**Information shown:**

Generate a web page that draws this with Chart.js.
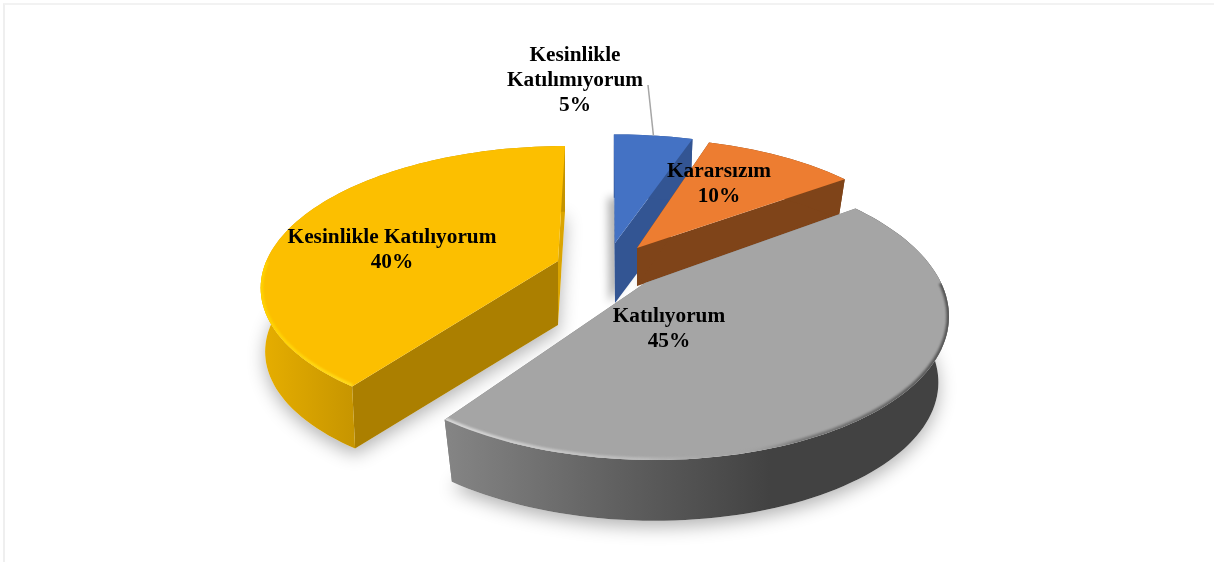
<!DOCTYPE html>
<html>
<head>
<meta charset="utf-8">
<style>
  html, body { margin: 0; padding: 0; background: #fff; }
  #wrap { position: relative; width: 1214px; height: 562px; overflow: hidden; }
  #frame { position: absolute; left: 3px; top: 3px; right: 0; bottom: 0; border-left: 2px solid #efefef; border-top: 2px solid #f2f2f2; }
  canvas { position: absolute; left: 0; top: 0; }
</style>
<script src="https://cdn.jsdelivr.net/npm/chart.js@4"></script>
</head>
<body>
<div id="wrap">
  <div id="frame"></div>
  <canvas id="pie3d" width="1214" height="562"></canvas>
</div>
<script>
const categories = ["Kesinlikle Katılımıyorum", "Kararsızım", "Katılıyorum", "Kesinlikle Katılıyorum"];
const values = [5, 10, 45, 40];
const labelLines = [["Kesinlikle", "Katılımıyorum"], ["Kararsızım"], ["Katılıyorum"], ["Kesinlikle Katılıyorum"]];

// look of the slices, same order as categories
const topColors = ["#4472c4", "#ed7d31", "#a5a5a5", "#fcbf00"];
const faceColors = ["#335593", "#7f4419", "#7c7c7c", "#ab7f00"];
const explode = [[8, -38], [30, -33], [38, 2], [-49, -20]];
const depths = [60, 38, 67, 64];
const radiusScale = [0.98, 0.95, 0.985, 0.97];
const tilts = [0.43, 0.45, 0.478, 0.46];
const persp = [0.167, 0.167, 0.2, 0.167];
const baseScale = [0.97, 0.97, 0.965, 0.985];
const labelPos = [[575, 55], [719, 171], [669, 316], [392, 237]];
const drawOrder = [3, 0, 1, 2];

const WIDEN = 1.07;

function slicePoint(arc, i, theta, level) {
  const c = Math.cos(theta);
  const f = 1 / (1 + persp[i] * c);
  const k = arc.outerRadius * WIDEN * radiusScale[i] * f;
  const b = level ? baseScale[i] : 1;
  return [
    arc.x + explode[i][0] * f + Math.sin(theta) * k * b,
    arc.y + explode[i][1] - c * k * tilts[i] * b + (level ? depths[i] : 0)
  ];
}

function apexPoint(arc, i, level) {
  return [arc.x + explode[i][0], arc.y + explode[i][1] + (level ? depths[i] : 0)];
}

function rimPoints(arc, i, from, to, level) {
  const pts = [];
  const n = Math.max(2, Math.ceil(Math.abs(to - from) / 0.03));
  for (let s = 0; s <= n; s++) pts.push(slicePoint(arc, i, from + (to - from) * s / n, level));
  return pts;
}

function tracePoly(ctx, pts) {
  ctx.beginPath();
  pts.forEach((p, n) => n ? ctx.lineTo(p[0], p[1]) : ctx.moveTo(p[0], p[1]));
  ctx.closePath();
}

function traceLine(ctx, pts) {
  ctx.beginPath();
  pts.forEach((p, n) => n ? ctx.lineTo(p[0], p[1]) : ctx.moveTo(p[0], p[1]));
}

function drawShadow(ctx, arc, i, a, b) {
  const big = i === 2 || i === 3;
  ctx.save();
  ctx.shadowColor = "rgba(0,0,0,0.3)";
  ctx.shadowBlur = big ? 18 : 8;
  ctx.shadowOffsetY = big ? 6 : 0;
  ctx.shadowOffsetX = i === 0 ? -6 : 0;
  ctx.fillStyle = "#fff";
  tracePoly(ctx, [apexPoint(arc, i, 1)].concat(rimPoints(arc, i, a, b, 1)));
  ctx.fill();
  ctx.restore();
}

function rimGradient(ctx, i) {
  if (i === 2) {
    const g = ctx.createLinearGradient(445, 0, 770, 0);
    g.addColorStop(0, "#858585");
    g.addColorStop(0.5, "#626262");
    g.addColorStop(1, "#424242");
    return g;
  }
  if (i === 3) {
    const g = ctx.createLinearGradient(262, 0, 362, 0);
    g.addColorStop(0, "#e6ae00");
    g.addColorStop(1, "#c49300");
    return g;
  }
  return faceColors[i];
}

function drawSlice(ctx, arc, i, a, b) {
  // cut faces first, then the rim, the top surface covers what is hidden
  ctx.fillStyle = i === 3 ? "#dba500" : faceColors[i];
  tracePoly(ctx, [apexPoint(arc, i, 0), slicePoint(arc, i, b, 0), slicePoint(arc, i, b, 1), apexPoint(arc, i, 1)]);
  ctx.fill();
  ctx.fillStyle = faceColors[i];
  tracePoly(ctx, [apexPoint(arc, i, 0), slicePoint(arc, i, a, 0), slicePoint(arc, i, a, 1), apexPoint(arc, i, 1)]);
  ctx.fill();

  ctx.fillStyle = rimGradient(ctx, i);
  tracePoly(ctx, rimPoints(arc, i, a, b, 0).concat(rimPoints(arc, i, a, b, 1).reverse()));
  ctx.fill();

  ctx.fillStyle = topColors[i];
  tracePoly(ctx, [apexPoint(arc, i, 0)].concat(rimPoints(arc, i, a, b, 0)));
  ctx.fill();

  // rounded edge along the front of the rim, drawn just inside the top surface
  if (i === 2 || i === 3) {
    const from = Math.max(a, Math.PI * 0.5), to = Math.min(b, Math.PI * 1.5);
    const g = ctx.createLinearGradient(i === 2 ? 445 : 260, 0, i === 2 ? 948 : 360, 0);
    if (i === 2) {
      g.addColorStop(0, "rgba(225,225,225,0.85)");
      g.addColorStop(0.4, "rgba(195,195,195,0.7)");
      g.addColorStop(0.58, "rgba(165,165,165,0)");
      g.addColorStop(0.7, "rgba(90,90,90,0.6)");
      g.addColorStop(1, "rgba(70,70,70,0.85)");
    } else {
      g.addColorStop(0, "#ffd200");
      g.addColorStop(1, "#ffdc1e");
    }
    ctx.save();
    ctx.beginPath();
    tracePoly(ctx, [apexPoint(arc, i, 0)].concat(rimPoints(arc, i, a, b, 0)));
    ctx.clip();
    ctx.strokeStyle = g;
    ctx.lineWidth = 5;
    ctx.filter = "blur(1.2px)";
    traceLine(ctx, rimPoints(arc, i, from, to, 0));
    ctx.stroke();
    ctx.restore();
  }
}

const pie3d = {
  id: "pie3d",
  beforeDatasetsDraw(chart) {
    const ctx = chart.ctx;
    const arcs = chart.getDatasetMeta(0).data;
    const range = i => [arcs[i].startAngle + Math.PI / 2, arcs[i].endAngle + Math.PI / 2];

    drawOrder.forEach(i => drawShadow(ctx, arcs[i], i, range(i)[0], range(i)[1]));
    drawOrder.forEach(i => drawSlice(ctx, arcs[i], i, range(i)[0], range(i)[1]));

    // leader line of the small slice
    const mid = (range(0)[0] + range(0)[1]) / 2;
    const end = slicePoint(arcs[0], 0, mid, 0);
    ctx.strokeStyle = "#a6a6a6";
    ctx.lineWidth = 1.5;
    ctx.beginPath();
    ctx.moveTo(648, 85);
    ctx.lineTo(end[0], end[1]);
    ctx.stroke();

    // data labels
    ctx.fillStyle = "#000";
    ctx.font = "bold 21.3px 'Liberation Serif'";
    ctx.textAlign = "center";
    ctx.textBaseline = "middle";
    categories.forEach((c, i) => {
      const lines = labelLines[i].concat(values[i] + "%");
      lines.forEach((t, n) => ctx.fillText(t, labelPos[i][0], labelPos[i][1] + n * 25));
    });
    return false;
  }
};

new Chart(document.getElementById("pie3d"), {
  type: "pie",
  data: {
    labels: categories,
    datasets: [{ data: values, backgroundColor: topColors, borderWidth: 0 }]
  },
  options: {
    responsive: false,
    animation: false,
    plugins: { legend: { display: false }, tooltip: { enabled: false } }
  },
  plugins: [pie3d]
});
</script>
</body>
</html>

**Problem requirements:** Retype the listing exactly. Pictures do not belong in the copy.

**Complete answer:**
Generate a web page that draws this with Chart.js.
<!DOCTYPE html>
<html>
<head>
<meta charset="utf-8">
<style>
  html, body { margin: 0; padding: 0; background: #fff; }
  #wrap { position: relative; width: 1214px; height: 562px; overflow: hidden; }
  #frame { position: absolute; left: 3px; top: 3px; right: 0; bottom: 0; border-left: 2px solid #efefef; border-top: 2px solid #f2f2f2; }
  canvas { position: absolute; left: 0; top: 0; }
</style>
<script src="https://cdn.jsdelivr.net/npm/chart.js@4"></script>
</head>
<body>
<div id="wrap">
  <div id="frame"></div>
  <canvas id="pie3d" width="1214" height="562"></canvas>
</div>
<script>
const categories = ["Kesinlikle Katılımıyorum", "Kararsızım", "Katılıyorum", "Kesinlikle Katılıyorum"];
const values = [5, 10, 45, 40];
const labelLines = [["Kesinlikle", "Katılımıyorum"], ["Kararsızım"], ["Katılıyorum"], ["Kesinlikle Katılıyorum"]];

// look of the slices, same order as categories
const topColors = ["#4472c4", "#ed7d31", "#a5a5a5", "#fcbf00"];
const faceColors = ["#335593", "#7f4419", "#7c7c7c", "#ab7f00"];
const explode = [[8, -38], [30, -33], [38, 2], [-49, -20]];
const depths = [60, 38, 67, 64];
const radiusScale = [0.98, 0.95, 0.985, 0.97];
const tilts = [0.43, 0.45, 0.478, 0.46];
const persp = [0.167, 0.167, 0.2, 0.167];
const baseScale = [0.97, 0.97, 0.965, 0.985];
const labelPos = [[575, 55], [719, 171], [669, 316], [392, 237]];
const drawOrder = [3, 0, 1, 2];

const WIDEN = 1.07;

function slicePoint(arc, i, theta, level) {
  const c = Math.cos(theta);
  const f = 1 / (1 + persp[i] * c);
  const k = arc.outerRadius * WIDEN * radiusScale[i] * f;
  const b = level ? baseScale[i] : 1;
  return [
    arc.x + explode[i][0] * f + Math.sin(theta) * k * b,
    arc.y + explode[i][1] - c * k * tilts[i] * b + (level ? depths[i] : 0)
  ];
}

function apexPoint(arc, i, level) {
  return [arc.x + explode[i][0], arc.y + explode[i][1] + (level ? depths[i] : 0)];
}

function rimPoints(arc, i, from, to, level) {
  const pts = [];
  const n = Math.max(2, Math.ceil(Math.abs(to - from) / 0.03));
  for (let s = 0; s <= n; s++) pts.push(slicePoint(arc, i, from + (to - from) * s / n, level));
  return pts;
}

function tracePoly(ctx, pts) {
  ctx.beginPath();
  pts.forEach((p, n) => n ? ctx.lineTo(p[0], p[1]) : ctx.moveTo(p[0], p[1]));
  ctx.closePath();
}

function traceLine(ctx, pts) {
  ctx.beginPath();
  pts.forEach((p, n) => n ? ctx.lineTo(p[0], p[1]) : ctx.moveTo(p[0], p[1]));
}

function drawShadow(ctx, arc, i, a, b) {
  const big = i === 2 || i === 3;
  ctx.save();
  ctx.shadowColor = "rgba(0,0,0,0.3)";
  ctx.shadowBlur = big ? 18 : 8;
  ctx.shadowOffsetY = big ? 6 : 0;
  ctx.shadowOffsetX = i === 0 ? -6 : 0;
  ctx.fillStyle = "#fff";
  tracePoly(ctx, [apexPoint(arc, i, 1)].concat(rimPoints(arc, i, a, b, 1)));
  ctx.fill();
  ctx.restore();
}

function rimGradient(ctx, i) {
  if (i === 2) {
    const g = ctx.createLinearGradient(445, 0, 770, 0);
    g.addColorStop(0, "#858585");
    g.addColorStop(0.5, "#626262");
    g.addColorStop(1, "#424242");
    return g;
  }
  if (i === 3) {
    const g = ctx.createLinearGradient(262, 0, 362, 0);
    g.addColorStop(0, "#e6ae00");
    g.addColorStop(1, "#c49300");
    return g;
  }
  return faceColors[i];
}

function drawSlice(ctx, arc, i, a, b) {
  // cut faces first, then the rim, the top surface covers what is hidden
  ctx.fillStyle = i === 3 ? "#dba500" : faceColors[i];
  tracePoly(ctx, [apexPoint(arc, i, 0), slicePoint(arc, i, b, 0), slicePoint(arc, i, b, 1), apexPoint(arc, i, 1)]);
  ctx.fill();
  ctx.fillStyle = faceColors[i];
  tracePoly(ctx, [apexPoint(arc, i, 0), slicePoint(arc, i, a, 0), slicePoint(arc, i, a, 1), apexPoint(arc, i, 1)]);
  ctx.fill();

  ctx.fillStyle = rimGradient(ctx, i);
  tracePoly(ctx, rimPoints(arc, i, a, b, 0).concat(rimPoints(arc, i, a, b, 1).reverse()));
  ctx.fill();

  ctx.fillStyle = topColors[i];
  tracePoly(ctx, [apexPoint(arc, i, 0)].concat(rimPoints(arc, i, a, b, 0)));
  ctx.fill();

  // rounded edge along the front of the rim, drawn just inside the top surface
  if (i === 2 || i === 3) {
    const from = Math.max(a, Math.PI * 0.5), to = Math.min(b, Math.PI * 1.5);
    const g = ctx.createLinearGradient(i === 2 ? 445 : 260, 0, i === 2 ? 948 : 360, 0);
    if (i === 2) {
      g.addColorStop(0, "rgba(225,225,225,0.85)");
      g.addColorStop(0.4, "rgba(195,195,195,0.7)");
      g.addColorStop(0.58, "rgba(165,165,165,0)");
      g.addColorStop(0.7, "rgba(90,90,90,0.6)");
      g.addColorStop(1, "rgba(70,70,70,0.85)");
    } else {
      g.addColorStop(0, "#ffd200");
      g.addColorStop(1, "#ffdc1e");
    }
    ctx.save();
    ctx.beginPath();
    tracePoly(ctx, [apexPoint(arc, i, 0)].concat(rimPoints(arc, i, a, b, 0)));
    ctx.clip();
    ctx.strokeStyle = g;
    ctx.lineWidth = 5;
    ctx.filter = "blur(1.2px)";
    traceLine(ctx, rimPoints(arc, i, from, to, 0));
    ctx.stroke();
    ctx.restore();
  }
}

const pie3d = {
  id: "pie3d",
  beforeDatasetsDraw(chart) {
    const ctx = chart.ctx;
    const arcs = chart.getDatasetMeta(0).data;
    const range = i => [arcs[i].startAngle + Math.PI / 2, arcs[i].endAngle + Math.PI / 2];

    drawOrder.forEach(i => drawShadow(ctx, arcs[i], i, range(i)[0], range(i)[1]));
    drawOrder.forEach(i => drawSlice(ctx, arcs[i], i, range(i)[0], range(i)[1]));

    // leader line of the small slice
    const mid = (range(0)[0] + range(0)[1]) / 2;
    const end = slicePoint(arcs[0], 0, mid, 0);
    ctx.strokeStyle = "#a6a6a6";
    ctx.lineWidth = 1.5;
    ctx.beginPath();
    ctx.moveTo(648, 85);
    ctx.lineTo(end[0], end[1]);
    ctx.stroke();

    // data labels
    ctx.fillStyle = "#000";
    ctx.font = "bold 21.3px 'Liberation Serif'";
    ctx.textAlign = "center";
    ctx.textBaseline = "middle";
    categories.forEach((c, i) => {
      const lines = labelLines[i].concat(values[i] + "%");
      lines.forEach((t, n) => ctx.fillText(t, labelPos[i][0], labelPos[i][1] + n * 25));
    });
    return false;
  }
};

new Chart(document.getElementById("pie3d"), {
  type: "pie",
  data: {
    labels: categories,
    datasets: [{ data: values, backgroundColor: topColors, borderWidth: 0 }]
  },
  options: {
    responsive: false,
    animation: false,
    plugins: { legend: { display: false }, tooltip: { enabled: false } }
  },
  plugins: [pie3d]
});
</script>
</body>
</html>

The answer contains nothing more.